An extraordinary situation arose for Grace Darling when she was invited to attend a circus in Edinburgh.
William Batty set up his arena, ‘Batty’s Circus Royal’, for a short season at The Mound in Edinburgh. In November 1838, two months after the Forfarshire rescue, in an inspired piece of marketing he advertised in the Edinburgh papers that the proceeds of one of his circus performances that week would be “devoted to the benefit of Miss Grace Darling”. He duly sent his agent, Mr Sylvester, direct to Longstone with £20 cash, the net proceeds of that evening’s entertainment. This money was handed to Grace personally, saying it was “from the people of Edinburgh”. Batty invited her to visit Edinburgh and his circus, to properly thank the people of the city. This was a clever ruse to get Grace to appear in person at his arena, from which he would obviously benefit.
Grace initially agreed to Batty’s suggestion. Her letter of reply from Longstone Lighthouse dated ‘November 11th 1838’ survives and is privately owned. The owner has photographed this letter exclusively for (bottom right)

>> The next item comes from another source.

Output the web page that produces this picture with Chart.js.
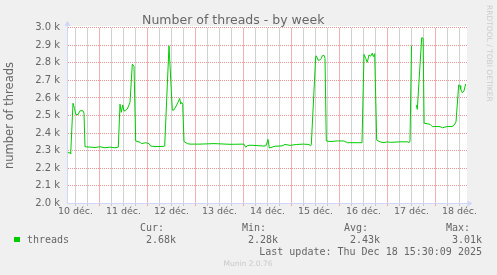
<!DOCTYPE html>
<html>
<head>
<meta charset="utf-8">
<script src="https://cdn.jsdelivr.net/npm/chart.js@4.4.0/dist/chart.umd.min.js"></script>
<style>
  body { margin: 0; background: #f0f0f0; }
  #wrap { position: relative; width: 497px; height: 275px; overflow: hidden; }
  #plotBg { position: absolute; left: 67px; top: 26px; width: 400px; height: 177px; background: #ffffff; }
  #myChart { position: absolute; left: 0; top: 0; }
  .txt { position: absolute; font-family: "DejaVu Sans Mono", monospace; font-size: 10px; line-height: 12px; color: #666; white-space: pre; }
  #swatch { position: absolute; left: 14px; top: 236.5px; width: 5.5px; height: 5.5px; background: #00cc00; }
  #munin { position: absolute; left: 0; width: 496px; top: 259px; text-align: center; font-family: "DejaVu Sans", sans-serif; font-size: 7.5px; line-height: 10px; color: #c8c8c8; }
  #rrd { position: absolute; left: 484.5px; top: 5px; writing-mode: vertical-rl; font-family: "DejaVu Sans", sans-serif; font-size: 7.5px; line-height: 8px; color: #cccccc; white-space: pre; }
</style>
</head>
<body>
<div id="wrap">
  <div id="plotBg"></div>
  <canvas id="myChart" width="497" height="275"></canvas>
  <div id="legend"></div>
  <div id="rrd">RRDTOOL / TOBI OETIKER</div>
  <div id="munin">Munin 2.0.76</div>
</div>
<script>
// hours since 10 Dec 00:00
const hours = [7.6, 9.25, 9.6, 10.75, 11.5, 12.1, 13.25, 14.25, 15.75, 16.25, 16.75, 19.25, 21.75, 24.25, 26.75, 29.25, 31.75, 33.4,
  34.25, 34.9, 35.6, 36.25, 37.1, 37.9, 38.75, 39.25, 40.4, 41.25, 42.1, 44.25, 44.9, 47.1, 48.75, 49.6, 51.75, 55.75, 56.6,
  58.75, 60.4, 61.25, 62.6, 63.25, 64.1, 64.6, 65.1, 65.6, 66.25, 67.9, 69.25, 74.25, 81.25, 89.25, 96.25, 97.1, 97.9, 99.25,
  106.25, 107.25, 108.25, 108.9, 111.75, 115.25, 116.75, 119.25, 122.6, 125.9, 128.75, 129.6, 129.9,
  132.1, 132.4, 133.25, 134.1, 134.9, 135.4, 136.25, 136.75, 137.4, 139.25, 142.9, 146.25, 147.9, 154.25, 155.25,
  156.25, 157.1, 157.9, 158.75, 159.6, 160.4, 160.9, 161.6, 162.6, 164.25, 166.25, 167.9, 169.6, 174.25, 178.25, 178.75, 179.25,
  180, 181, 182.4, 182.9, 185.1, 185.8, 186.3, 189.25, 190.4, 194.25, 195.4, 197.75, 200.25, 201.25, 202.25,
  203.6, 204.25, 204.6, 205.4, 206.25, 207.1];
const threads = [2290, 2287, 2283, 2570, 2540, 2507, 2505, 2527, 2527, 2512, 2322, 2320, 2318, 2322, 2316, 2320, 2316, 2320,
  2564, 2518, 2560, 2525, 2530, 2537, 2560, 2575, 2792, 2780, 2355, 2348, 2340, 2345, 2340, 2326, 2323, 2324, 2326,
  2897, 2531, 2532, 2560, 2575, 2597, 2565, 2575, 2564, 2352, 2340, 2337, 2337, 2340, 2336, 2337, 2319, 2328, 2331,
  2326, 2328, 2364, 2315, 2325, 2327, 2335, 2330, 2335, 2337, 2335, 2327, 2335,
  2835, 2840, 2815, 2815, 2825, 2840, 2843, 2825, 2355, 2352, 2355, 2355, 2345, 2345, 2345,
  2848, 2825, 2803, 2845, 2838, 2855, 2835, 2852, 2360, 2350, 2345, 2350, 2347, 2350, 2350, 2345, 2355,
  2897, null, 2559, 2535, 2943, 2940, 2456, 2450, 2437, 2437, 2430, 2437, 2437, 2445, 2463,
  2674, 2670, 2650, 2630, 2640, 2680];

const dayLabels = ['10 déc.', '11 déc.', '12 déc.', '13 déc.', '14 déc.', '15 déc.', '16 déc.', '17 déc.', '18 déc.'];
const statNames = ['Cur:', 'Min:', 'Avg:', 'Max:'];
const statValues = ['2.68k', '2.28k', '2.43k', '3.01k'];
const seriesName = 'threads';
const lastUpdate = 'Last update: Thu Dec 18 15:30:09 2025';

// grid every 6 hours, red at midnight
var gridHours = [];
for (var g = 12; g <= 204; g += 6) gridHours.push(g);

const majorGrid = 'rgba(222,79,79,0.6)';
const majorLine = 'rgba(222,79,79,0.45)';
const minorLine = 'rgba(143,143,143,0.4)';
const axisColor = '#cfd6f8';
const fontColor = '#666666';

// legend below the chart
var legend = document.getElementById('legend');
function addText(str, css) {
  var d = document.createElement('div');
  d.className = 'txt';
  d.textContent = str;
  for (var k in css) d.style[k] = css[k];
  legend.appendChild(d);
}
var sw = document.createElement('div');
sw.id = 'swatch';
legend.appendChild(sw);
addText(seriesName, { left: '27px', top: '234px' });
var valueRight = [176, 278, 380, 482];
for (var n = 0; n < statNames.length; n++) {
  addText(statNames[n], { right: (497 - valueRight[n] + 12) + 'px', top: '222px' });
  addText(statValues[n], { right: (497 - valueRight[n]) + 'px', top: '234px' });
}
addText(lastUpdate, { right: '15px', top: '246px' });

// rrdtool style grid, placed with the chart's own scales
const rrdGrid = {
  id: 'rrdGrid',
  beforeDatasetsDraw(chart) {
    const a = chart.chartArea, c = chart.ctx;
    const xs = chart.scales.x, ys = chart.scales.y;
    const top = Math.round(a.top), bottom = Math.round(a.bottom);
    const left = Math.round(a.left), right = Math.round(a.right);
    c.save();
    c.fillStyle = majorGrid;
    ys.ticks.forEach(t => {
      if (t.value <= ys.min) return;
      const y = Math.round(ys.getPixelForValue(t.value) - 0.5);
      for (let x = left + 1; x < right; x += 2) c.fillRect(x, y, 1, 1);
    });
    c.lineWidth = 1;
    gridHours.forEach(v => {
      let px = xs.getPixelForValue(v);
      if (!isFinite(px)) px = a.left + (v - xs.min) / (xs.max - xs.min) * (a.right - a.left);
      px = Math.round(px - 0.5) + 0.5;
      c.strokeStyle = (v % 24 === 0) ? majorLine : minorLine;
      c.beginPath();
      c.moveTo(px, top);
      c.lineTo(px, bottom + 3);
      c.stroke();
    });
    c.restore();
  },
  afterDraw(chart) {
    // axis lines with arrows
    const a = chart.chartArea, c = chart.ctx;
    const x0 = Math.round(a.left) + 0.5, y0 = Math.round(a.bottom) + 0.5;
    c.save();
    c.strokeStyle = axisColor;
    c.fillStyle = axisColor;
    c.lineWidth = 1;
    c.beginPath();
    c.moveTo(x0, y0); c.lineTo(x0, a.top - 3);
    c.moveTo(x0, y0); c.lineTo(a.right + 2, y0);
    c.stroke();
    c.beginPath();
    c.moveTo(x0 - 3, a.top - 2); c.lineTo(x0, a.top - 7); c.lineTo(x0 + 3, a.top - 2);
    c.fill();
    c.beginPath();
    c.moveTo(a.right + 1, y0 - 3); c.lineTo(a.right + 6, y0); c.lineTo(a.right + 1, y0 + 3);
    c.fill();
    c.restore();
  }
};

const ctx = document.getElementById('myChart').getContext('2d');
const myChart = new Chart(ctx, {
  type: 'line',
  data: {
    datasets: [{
      label: seriesName,
      data: hours.map((hr, i) => ({ x: hr, y: threads[i] })),
      borderColor: '#00cc00',
      backgroundColor: '#00cc00',
      borderWidth: 1,
      pointRadius: 0,
      tension: 0,
      spanGaps: false
    }]
  },
  options: {
    responsive: false,
    animation: false,
    layout: { padding: { left: 0, right: 30.5, top: 0, bottom: 51.7 } },
    plugins: {
      legend: { display: false },
      tooltip: { enabled: false },
      title: {
        display: true,
        text: 'Number of threads - by week',
        color: fontColor,
        font: { family: 'DejaVu Sans', size: 12.5, weight: 'normal' },
        padding: { top: 13, bottom: -0.3 }
      }
    },
    scales: {
      x: {
        type: 'linear',
        min: 7.5,
        max: 207.5,
        afterFit: function (s) { s.height = 20; },
        afterBuildTicks: function (s) { s.ticks = gridHours.map(v => ({ value: v })); },
        grid: { drawOnChartArea: false, tickLength: 2, tickColor: 'rgba(0,0,0,0)' },
        border: { display: false },
        ticks: {
          autoSkip: false,
          maxRotation: 0,
          padding: 1,
          color: fontColor,
          font: { family: 'DejaVu Sans', size: 9.5 },
          callback: v => (v % 24 === 12) ? dayLabels[(v - 12) / 24] : ''
        }
      },
      y: {
        min: 2000,
        max: 3000,
        afterFit: function (s) { s.width = 66.5; },
        grid: { drawOnChartArea: false, drawTicks: false },
        border: { display: false },
        ticks: {
          stepSize: 100,
          padding: 6.5,
          color: fontColor,
          font: { family: 'DejaVu Sans', size: 10 },
          callback: v => (v / 1000).toFixed(1) + ' k'
        },
        title: {
          display: true,
          text: 'number of threads',
          color: fontColor,
          font: { family: 'DejaVu Sans', size: 11.5 },
          padding: { top: 3, bottom: 0 }
        }
      }
    }
  },
  plugins: [rrdGrid]
});
</script>
</body>
</html>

Batty immediately published Grace’s reply in full in the Caledonian Mercury, in effect promising the public a personal visit by Grace Darling, the heroine of the day whose name was on everyone’s lips.
News of a proposed circus appearance appalled the respectable ladies of Edinburgh, who themselves were gathering funds to donate to Grace. They wrote letters to her warning her not to consider for a moment exhibiting herself “for the applause of the vulgar with Mr Batty’s well-trained quadrupeds.” They understood Batty’s motives clearer than the Darlings had. They also warned Grace that if she carried out this engagement it would cause a great change of feeling of the people towards her. The naïve Grace was horrified and wept. She began to feel guilty for the wrong-feeling this was causing. William had to write to the newspapers informing them Grace had no intention of courting popularity in such a way.
The whole affair was an unfortunate episode. Grace had to become wise to unscrupulous agents and traders and their attempts to persuade her to endorse their particular product or event.